If you have ever wanted to toss sticks into the water from the Poohsticks Bridge or take a look at Roo’s Sandy Pit, now there’s a way to do it. Vicariously, of course, unless you plan on traveling to England sometime in the near future.

From Wrens Warren to The Enchanted Place, all the sights familiar to readers of the Winnie-the-Pooh stories have been captured in a book by Kathryn Aalto, raised in Escalon but now living in England. Her book "The Natural World of Winnie-the-Pooh" takes readers on a journey through Ashdown Forest in Southeast England, the forest that inspired many of the Pooh adventures. Pooh author A.A. Milne visited the forest with his own son, who served as the model for Christopher Robin.

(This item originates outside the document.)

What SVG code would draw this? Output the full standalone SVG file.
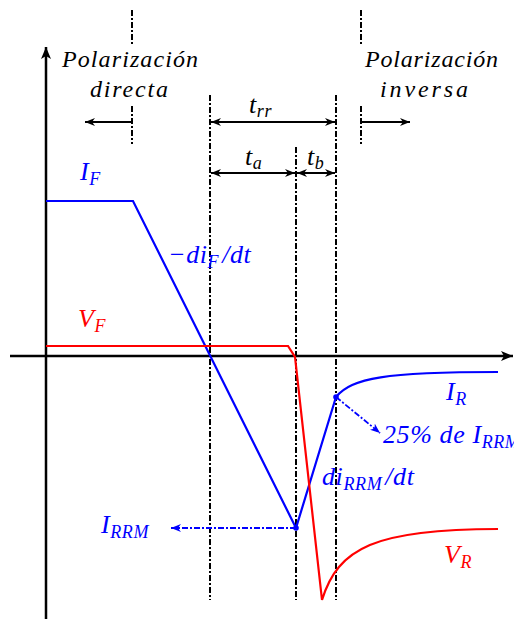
<svg xmlns="http://www.w3.org/2000/svg" width="514" height="619" viewBox="0 0 514 619">
<style>
text{font-family:"Liberation Serif","DejaVu Serif","Times New Roman",serif;font-style:italic}
.big{font-size:24px}
.lab{font-size:26px;letter-spacing:0.6px}
.sub{font-size:18px}
.dd{stroke:#000;stroke-width:2;stroke-dasharray:6 2 2 2;fill:none}
.ar{stroke:#000;stroke-width:2;fill:none}
.bl{stroke:#0000ff;stroke-width:2.2;fill:none}
.rd{stroke:#ff0000;stroke-width:2.2;fill:none}
.bdd{stroke:#0000ff;stroke-width:1.8;stroke-dasharray:6 2 2 2;fill:none}
</style>
<defs>
<marker id="ah" viewBox="0 0 10 8" refX="10" refY="4" markerWidth="10" markerHeight="8" markerUnits="userSpaceOnUse" orient="auto-start-reverse"><path d="M0,0 L10,4 L0,8 L3,4 Z" fill="#000"/></marker>
<marker id="axh" viewBox="0 0 12 10" refX="12" refY="5" markerWidth="12" markerHeight="10" markerUnits="userSpaceOnUse" orient="auto"><path d="M0,0 L12,5 L0,10 L3,5 Z" fill="#000"/></marker>
<marker id="bh" viewBox="0 0 10 8" refX="10" refY="4" markerWidth="10" markerHeight="8" markerUnits="userSpaceOnUse" orient="auto"><path d="M0,0 L10,4 L0,8 L3,4 Z" fill="#0000ff"/></marker>
</defs>
<g id="axes">
<line x1="46" y1="619" x2="46" y2="47" stroke="#000" stroke-width="2.5" marker-end="url(#axh)"/>
<line x1="10" y1="356" x2="513" y2="356" stroke="#000" stroke-width="2.5" marker-end="url(#axh)"/>
</g>
<g id="guides">
<line class="dd" x1="132" y1="10" x2="132" y2="44"/>
<line class="dd" x1="132" y1="106" x2="132" y2="144"/>
<line class="dd" x1="361" y1="10" x2="361" y2="44"/>
<line class="dd" x1="361" y1="106" x2="361" y2="144"/>
<line class="dd" x1="210" y1="95" x2="210" y2="600"/>
<line class="dd" x1="296" y1="147" x2="296" y2="600"/>
<line class="dd" x1="336" y1="95" x2="336" y2="600"/>
</g>
<g id="connectors">
<line class="ar" x1="132" y1="122" x2="85" y2="122" marker-end="url(#ah)"/>
<line class="ar" x1="361" y1="122" x2="410" y2="122" marker-end="url(#ah)"/>
<line class="ar" x1="211" y1="122" x2="335" y2="122" marker-start="url(#ah)" marker-end="url(#ah)"/>
<line class="ar" x1="211" y1="173" x2="295" y2="173" marker-start="url(#ah)" marker-end="url(#ah)"/>
<line class="ar" x1="297" y1="173" x2="335" y2="173" marker-start="url(#ah)" marker-end="url(#ah)"/>
<line class="bdd" x1="296" y1="528" x2="171" y2="528" marker-end="url(#bh)"/>
<line class="bdd" x1="336" y1="397" x2="380" y2="433" marker-end="url(#bh)"/>
</g>
<g id="current">
<path class="bl" d="M46,201 L133,201 L296,528 L336,397 C352,378 385,372 498,372"/>
<circle cx="296" cy="528" r="2.8" fill="#0000ff"/>
<circle cx="336" cy="397" r="2.8" fill="#0000ff"/>
</g>
<g id="voltage">
<path class="rd" d="M46,346 L288,346 L295,357 L322,600 C338,548 375,529 498,529"/>
</g>
<g id="labels">
<text class="big" x="62" y="67" textLength="136" lengthAdjust="spacing">Polarización</text>
<text class="big" x="90" y="97" textLength="78" lengthAdjust="spacing">directa</text>
<text class="big" x="365" y="67" textLength="133" lengthAdjust="spacing">Polarización</text>
<text class="big" x="380" y="97" textLength="88" lengthAdjust="spacing">inversa</text>
<text class="lab" x="249" y="113">t<tspan class="sub" dy="4">rr</tspan></text>
<text class="lab" x="245" y="165">t<tspan class="sub" dy="4">a</tspan></text>
<text class="lab" x="307" y="165">t<tspan class="sub" dy="4">b</tspan></text>
<text class="lab" x="80" y="180" fill="#0000ff">I<tspan class="sub" dy="5">F</tspan></text>
<text class="lab" x="168" y="263" fill="#0000ff">−di<tspan class="sub" dy="5">F</tspan><tspan dx="3" dy="-5">/dt</tspan></text>
<text class="lab" x="78" y="327" fill="#ff0000">V<tspan class="sub" dy="5">F</tspan></text>
<text class="lab" x="446" y="400" fill="#0000ff">I<tspan class="sub" dy="5">R</tspan></text>
<text class="lab" x="383" y="443" fill="#0000ff">25% de I<tspan class="sub" dy="5">RRM</tspan></text>
<text class="lab" x="322" y="485" fill="#0000ff">di<tspan class="sub" dy="5">RRM</tspan><tspan dx="3" dy="-5">/dt</tspan></text>
<text class="lab" x="101" y="533" fill="#0000ff">I<tspan class="sub" dy="5">RRM</tspan></text>
<text class="lab" x="444" y="563" fill="#ff0000">V<tspan class="sub" dy="5">R</tspan></text>
</g>
</svg>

A love of writing that began when she was a student at Dent Elementary School in Escalon has taken Aalto to many places, including the New York Times best-seller list.

“I always loved words, I always loved writing,” the 1986 Escalon High School graduate said when she recently visited her former elementary school to present two assemblies and do some impromptu book signings. It gave her the chance to share her book and her passion for writing, history and nature with students.

“It started here,” Aalto explained of her career. “Mrs. Blixt was my favorite teacher, my love of writing started there.”

She said teacher Blixt had a basket on her desk and students were encouraged to choose an item from that basket and do some descriptive writing about it.

Pointing to that as one of her favorite activities in class, Aalto said picking the items and writing whatever came to mind prompted her to wonder if she could somehow turn that into her life’s work.

“I wondered, ‘can I make a job writing pretty words?’,” Aalto reminisced.

As it turns out, she could.

It was that combined love of writing, blended with her fondness for nature and history, which paved the way for Aalto’s best-seller. Living in England, she was able to explore Ashdown Forest, the ‘Hundred-Acre Wood’ portrayed in the A.A. Milne classic. Her book takes readers on a walk through the real-life, yet somewhat enchanted forest, which covers more than 6,000 acres. Among the book’s 300-plus pages are 178 color photographs and more than 40 original illustrations, both color and black and white, from the ‘Pooh’ books by E.H. Shepard.

Aalto is also a landscape designer and has carved out a career doing the things she loves most.

“Life as a writer, some days it’s really hard work,” she admitted. “From 4:30 a.m. to 11 a.m. is the best writing time for me.”

She also said the book took her about two-and-a-half years to complete, start to finish, and is about 60,000 words.

Aalto said when she and her family moved to England about 10 years ago, they started to do a lot of walking.

“We have a legal right to roam,” she said of the country, and she used that to her advantage while researching her Hundred Acre Wood book.

She has written another book, has two more in the works, and also teaches at a university.

“It’s a book about the landscape, not Pooh,” she explained of her best-seller.

And while the book offers information and a tour of the real-life forest that so many associate with Pooh, Christopher Robin, Tigger and the crew, it has also touched a reverberating chord with its readers, who have heaped praise on the author.

Aalto believes it is nostalgia that has helped put her book – published just a little over a year ago – atop the NY Times list.

“It is quintessential childhood,” she said.